Ettore Livini, la Repubblica 29/7/2013, 29 luglio 2013
IL PRIMO HAMBURGER STAMINALE
Tremano McDonald’s e Burger King. Mentre nelle stalle di tutto il mondo mucche e vitelli toccano ferro e tengono il fiato sospeso. Sulla tavola di un ristorante londinese (luogo e ora sono ancora segreti) debutterà la prossima settimana un manicaretto destinato, forse, a cambiare per sempre la loro esistenza: il primo hamburger “staminale” della storia. Lo chef —
senza cappello ma con camice e mascherina asettica — è Mark Post, fisiologo all’Università di Maastricht. In padella finirà il suo piccolo capolavoro scientifico: 140 grammi di carne hitech del tutto simili ai modelli da fast-food. Salvo un piccolo particolare: sono stati prodotti non macellando una bestia, ma coltivando “in vitro” 3mila cellule satellitari prelevate dal collo di un bovino. Il prezzo, per ora è proibitivo: 300mila euro, cifra con cui ci si potrebbero comprare 100mila Big Mac. Ma gli scienziati sono convinti che, dopo la prima degustazione pubblica sul Tamigi, entro dieci anni si arriverà alla commercializzazione al supermercato del superhamburger sintetico. Salvando la vita a milioni di animali (ogni singola bestia produrrebbe un milione di volte di carne in più) e soprattutto eliminando il rischio che un mondo sempre più carnivoro — nel 2050 per la Fao raddoppieremo il consumo di bistecche & Co. — finisca per fare harakiri esaurendo le sue risorse naturali.
La strada comunque, scientificamente parlando, è ancora lunga. E rimane pure qualche nodo da sciogliere. Il primo è arricchire di nutrienti e di gusto il menù di Post. L’hamburger servito la settimana prossima (ad assaggiarlo dovrebbe essere l’anonimo finanziatore dell’esperimento, rimasto fino ad oggi sconosciuto) è nato assemblando oltre tremila pezzi di carne rossa grandi come chicchi di riso, nati ognuno da una singola cellula “coltivata” in siero fetale bovino. Si tratta quindi di fibre muscolari rigenerate e non di vere e proprie nuove cellule.
Il problema è completarne il profilo alimentare aggiungendo un po’ di grassi e lavorando poi per migliorare il gusto. «Ma sono cose che a questo stadio del nostro lavoro si possono fare senza troppa difficoltà» ha ammesso Post.

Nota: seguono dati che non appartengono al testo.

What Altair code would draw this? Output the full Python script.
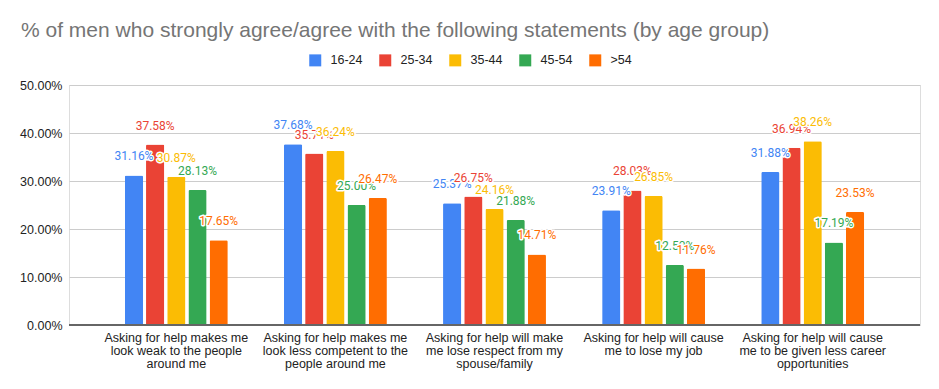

A quel punto l’ultimo ostacolo sarebbe solo l’autorizzazione degli enti di controllo del settore.
«È chiaro comunque che il livello di sofisticazione raggiunto a Maastricht ci consente già di autorizzare eventuali esperimenti più avanzati a livello industriale», ha confermato una portavoce della Food Standard Authority.
L’avvento della bistecca sintetica (anche se per produrla bisogna sempre partire da un animale che faccia da “donatore”) è stato salutato dagli applausi degli ambientalisti e persino da alcune timide aperture
di credito dei vegetariani. La People for Ethical treatment of Animals (Peta) — charity che ha stanziato un milione di premio al primo che riuscirà a produrre commercialmente carne artificiale — ha definito il superhamburger di Maastricht un gran passo avanti «per ridurre la crudeltà verso gli animali e l’impatto ambientale necessario per allevarli». Le cifre in effetti fanno impressione. Il 30% dell’acqua che consumiamo al mondo e il 70% del mais e del frumento che coltiviamo vengono utilizzati per sostenere bovini, ovini e suini. Che tra l’altro producono il 39% del metano che scarichiamo nell’atmosfera. Post ha calcolato che l’uso estensivo della sua invenzione porterebbe a un risparmio del 45% dell’energia, tra l’82% e il 96% dell’acqua e del 99% dell’uso di terreni rispetto alla carne tradizionale. Per sapere se avrà lo stesso sapore, invece, bisogna a questo punto aspettare solo una settimana.